The conundrum facing current completion designers consists of several issues:
1.Meeting the higher pressure requirements while maximizing the multizone system ID to enable maximum fracturing rates and maximum production and injection rates.
2.Balancing the conflicting requirements of a 50% increase in pressure rating, increased flow rates, and sandface monitoring, all while installing the system in the same casing drift ID.
3.Optimizing modular screen systems to provide the required pressure rating, an acceptable production flow area, and a casing-to-screen annular area that allows for successful gravel packing.
Conclusion
Designing the next generation of multi-zone systems (Generation V) will be challenging, from not only a drilling perspective but also a completion perspective. An operator or a group of operators should clearly define the requirements of the next-generation system to the service providers. This definition should include mandatory and optional features, with the understanding that not all features can be included in a single system.
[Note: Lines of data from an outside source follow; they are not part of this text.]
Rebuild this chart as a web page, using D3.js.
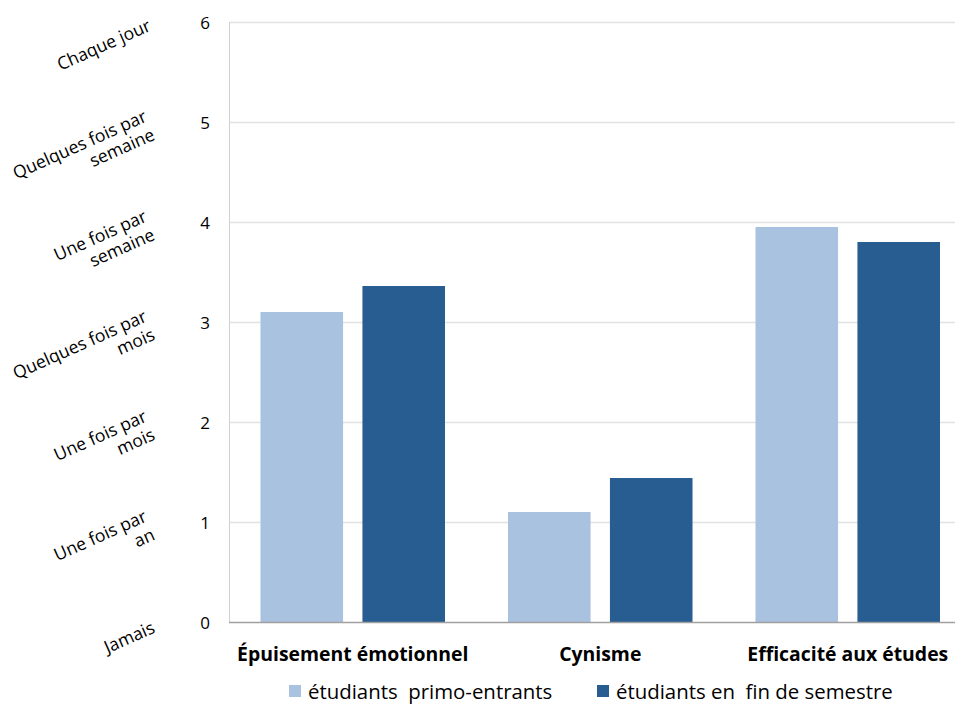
<!DOCTYPE html>
<html>
<head>
<meta charset="utf-8">
<script src="https://cdn.jsdelivr.net/npm/d3@7"></script>
<style>
  html, body { margin: 0; padding: 0; background: #fff; }
  svg { display: block; }
  text { font-family: "Open Sans", "Noto Sans", sans-serif; fill: #000; }
</style>
</head>
<body>
<svg id="chart" width="955" height="706"></svg>
<script>
// Burnout dimensions (MBI-SS) for two student groups
const categories = ["Épuisement émotionnel", "Cynisme", "Efficacité aux études"];
const seriesNames = ["étudiants  primo-entrants", "étudiants en  fin de semestre"];
const primoEntrants = [3.10, 1.10, 3.95];
const finSemestre = [3.36, 1.44, 3.80];
const yTicks = [0, 1, 2, 3, 4, 5, 6];
const frequencyLabels = [
  ["Jamais"],
  ["Une fois par", "an"],
  ["Une fois par", "mois"],
  ["Quelques fois par", "mois"],
  ["Une fois par", "semaine"],
  ["Quelques fois par", "semaine"],
  ["Chaque jour"]
];
const colors = ["#a8c2e0", "#275d90"];

const svg = d3.select("#chart");
const plotLeft = 229, plotTop = 22, plotBottom = 622, plotRight = 971.5;

const y = d3.scaleLinear().domain([0, 6]).range([plotBottom, plotTop]);
const x0 = d3.scaleBand().domain(categories).range([plotLeft, plotRight]).paddingInner(0).paddingOuter(0);
const x1 = d3.scaleBand().domain(seriesNames).range([31.5, x0.bandwidth() - 31.5]).paddingInner(0.19);

// horizontal gridlines
svg.append("g").selectAll("line").data(yTicks.filter(d => d > 0)).join("line")
  .attr("x1", plotLeft).attr("x2", plotRight)
  .attr("y1", d => y(d) + 0.5).attr("y2", d => y(d) + 0.5)
  .attr("stroke", "#e2e2e2").attr("stroke-width", 1.3);

// left axis line
svg.append("line")
  .attr("x1", plotLeft + 0.5).attr("x2", plotLeft + 0.5)
  .attr("y1", plotTop).attr("y2", plotBottom)
  .attr("stroke", "#cfcfcf").attr("stroke-width", 1);

// numeric ticks
const yAxis = d3.axisLeft(y).tickValues(yTicks).tickSize(0).tickPadding(0).tickFormat(d3.format("d"));
const gy = svg.append("g").attr("transform", `translate(${plotLeft - 19},0)`).call(yAxis);
gy.select(".domain").remove();
gy.selectAll("text")
  .attr("font-family", "'Open Sans', sans-serif")
  .attr("font-size", 17).attr("fill", "#000").attr("dy", "0.36em");

// frequency labels, rotated, right-aligned
const data = categories.map((c, i) => ({ cat: c, values: [primoEntrants[i], finSemestre[i]] }));
const lab = svg.append("g").selectAll("g").data(yTicks).join("g")
  .attr("transform", d => `translate(${d === 0 ? 156 : 152},${y(d) + (d === 0 ? 10 : 8)}) rotate(-24)`);
lab.each(function(d) {
  const lines = frequencyLabels[d];
  const g = d3.select(this);
  const lh = 20;
  lines.forEach((t, k) => {
    g.append("text")
      .attr("text-anchor", "end")
      .attr("font-size", 17.5)
      .attr("y", (k - (lines.length - 1) / 2) * lh)
      .text(t);
  });
});

// bars
const groups = svg.append("g").selectAll("g").data(data).join("g")
  .attr("transform", d => `translate(${x0(d.cat)},0)`);
groups.selectAll("rect")
  .data(d => d.values.map((v, i) => ({ s: seriesNames[i], v, i })))
  .join("rect")
  .attr("x", d => x1(d.s))
  .attr("width", x1.bandwidth())
  .attr("y", d => y(d.v))
  .attr("height", d => y(0) - y(d.v))
  .attr("fill", d => colors[d.i]);

// bottom axis line
svg.append("line")
  .attr("x1", plotLeft).attr("x2", plotRight)
  .attr("y1", plotBottom + 0.5).attr("y2", plotBottom + 0.5)
  .attr("stroke", "#a0a0a0").attr("stroke-width", 1.3);

// category labels
const xAxis = d3.axisBottom(x0).tickSize(0).tickPadding(0);
const gx = svg.append("g").attr("transform", `translate(0,${plotBottom + 39})`).call(xAxis);
gx.select(".domain").remove();
gx.selectAll("text")
  .attr("font-family", "'Open Sans', sans-serif")
  .attr("font-size", 19.4).attr("font-weight", "bold").attr("fill", "#000")
  .attr("dy", 0);

// legend
const legendX = [289, 597];
const lg = svg.append("g").selectAll("g").data(seriesNames).join("g")
  .attr("transform", (d, i) => `translate(${legendX[i]},685)`);
lg.append("rect").attr("width", 12).attr("height", 12).attr("fill", (d, i) => colors[i]);
lg.append("text").attr("x", 19).attr("y", 14)
  .attr("font-size", 20.4).style("white-space", "pre")
  .text(d => d);
</script>
</body>
</html>
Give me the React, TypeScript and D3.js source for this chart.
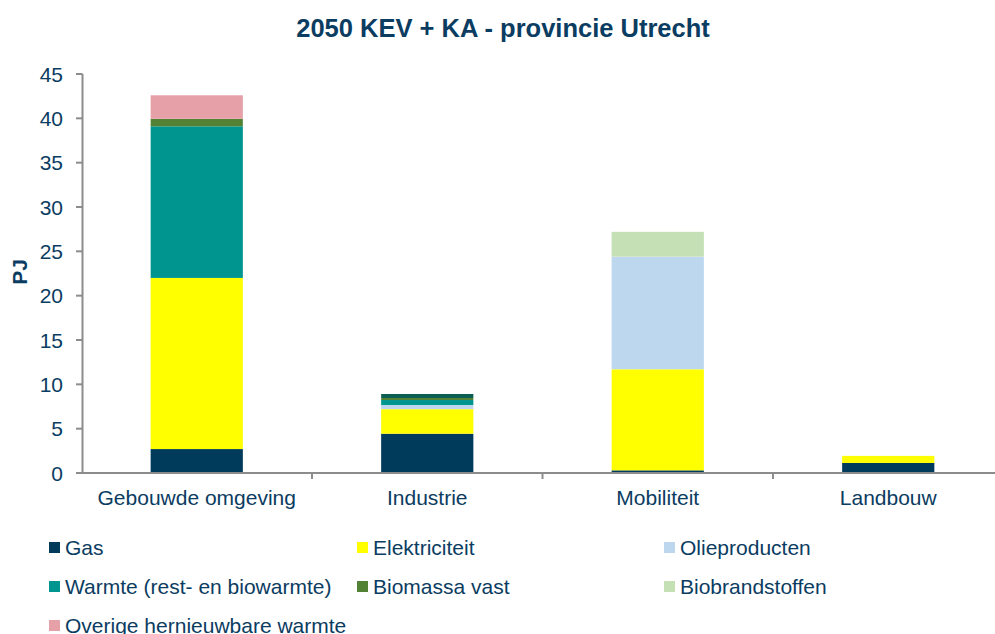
import React from "react";
import * as d3 from "d3";

const categories = ["Gebouwde omgeving", "Industrie", "Mobiliteit", "Landbouw"];
const seriesNames = [
  "Gas",
  "Elektriciteit",
  "Olieproducten",
  "Warmte (rest- en biowarmte)",
  "Biomassa vast",
  "Biobrandstoffen",
  "Overige hernieuwbare warmte",
  "Overig",
];
const seriesColors = ["#003b5c", "#ffff00", "#bdd7ee", "#00968f", "#548235", "#c5e0b4", "#e6a0a8", "#0b5f52"];
const inLegend = [true, true, true, true, true, true, true, false];
// values per series, in category order
const gas = [2.7, 4.43, 0.3, 1.13];
const elektriciteit = [19.3, 2.77, 11.4, 0.8];
const olieproducten = [0, 0.47, 12.7, 0];
const warmte = [17.1, 0.56, 0, 0];
const biomassaVast = [0.85, 0.23, 0, 0];
const biobrandstoffen = [0, 0, 2.8, 0];
const overigeWarmte = [2.65, 0, 0, 0];
const overig = [0, 0.45, 0, 0];
const yTicks = [0, 5, 10, 15, 20, 25, 30, 35, 40, 45];

const seriesValues = [gas, elektriciteit, olieproducten, warmte, biomassaVast, biobrandstoffen, overigeWarmte, overig];

const W = 995;
const H = 634;
const textColor = "#0b3c61";
const axisColor = "#8c8c8c";
const font = "Arial, 'Liberation Sans', sans-serif";

export default function App() {
  const x = d3.scaleBand<string>().domain(categories).range([81.5, 1003.5]).padding(0);
  const y = d3.scaleLinear().domain([0, 45]).range([473, 74]);
  const barW = x.bandwidth() * 0.4;

  const rows = categories.map((c, i) => {
    const r: any = { cat: c };
    seriesNames.forEach((s, j) => (r[s] = seriesValues[j][i]));
    return r;
  });
  const stack = d3.stack<any>().keys(seriesNames)(rows);

  const legendCols = [49, 357, 664];
  const legendRows = [542, 581, 620];
  const legendItems = seriesNames.map((s, i) => ({ s, i })).filter((d) => inLegend[d.i]);

  return (
    <svg width={W} height={H} style={{ position: "fixed", left: 0, top: 0, background: "#fff" }} fontFamily={font}>
      <rect x={0} y={0} width={W} height={H} fill="#fff" />
      <text x={503} y={37} textAnchor="middle" fontWeight="bold" fontSize={25.5} fill={textColor}>
        2050 KEV + KA - provincie Utrecht
      </text>
      {stack.map((layer, j) => (
        <g key={j} fill={seriesColors[j]}>
          {layer.map((d, i) =>
            d[1] - d[0] > 0 ? (
              <rect
                key={i}
                x={(x(categories[i]) as number) + (x.bandwidth() - barW) / 2}
                y={y(d[1])}
                width={barW}
                height={y(d[0]) - y(d[1])}
              />
            ) : null
          )}
        </g>
      ))}
      {/* y axis */}
      <line x1={82.5} x2={82.5} y1={y(45)} y2={y(0)} stroke={axisColor} strokeWidth={2} />
      {yTicks.map((t) => (
        <g key={t}>
          <line x1={76} x2={82.5} y1={y(t)} y2={y(t)} stroke={axisColor} strokeWidth={2} />
          <text x={63} y={y(t) + 7.5} textAnchor="end" fontSize={21} fill={textColor}>
            {t}
          </text>
        </g>
      ))}
      {/* x axis */}
      <line x1={76} x2={W} y1={y(0)} y2={y(0)} stroke={axisColor} strokeWidth={2} />
      {categories.slice(1).map((c) => (
        <line key={c} x1={x(c) as number} x2={x(c) as number} y1={y(0)} y2={y(0) + 6} stroke={axisColor} strokeWidth={2} />
      ))}
      {categories.map((c) => (
        <text key={c} x={(x(c) as number) + x.bandwidth() / 2} y={505} textAnchor="middle" fontSize={21} fill={textColor}>
          {c}
        </text>
      ))}
      <text
        transform={`translate(27,272) rotate(-90)`}
        textAnchor="middle"
        fontWeight="bold"
        fontSize={21}
        fill={textColor}
      >
        PJ
      </text>
      {/* legend */}
      {legendItems.map((d, k) => {
        const cx = legendCols[k % 3];
        const cy = legendRows[Math.floor(k / 3)];
        return (
          <g key={d.s}>
            <rect x={cx} y={cy} width={11} height={11} fill={seriesColors[d.i]} />
            <text x={cx + 16} y={cy + 12.5} fontSize={21} fill={textColor}>
              {d.s}
            </text>
          </g>
        );
      })}
    </svg>
  );
}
Generation V multizone systems will require time to develop. They could be included in the new high-pressure/high-temperature annex if the tools are rated at greater than 15,000 psi, and this will necessitate additional testing, validation, and lead time. The requirements established at the beginning of the design process will have to be acceptable for several years to accommodate rigorous development activities. As requirements for the Lower Tertiary change and become more challenging, the industry should revisit every aspect of the well, from spud to landing the tubing hanger.
It is not unreasonable to consider a 3-year development time for these systems, which would mean that an established set of parameters in mid-2016 would result in equipment deliveries in late 2019 or early 2020.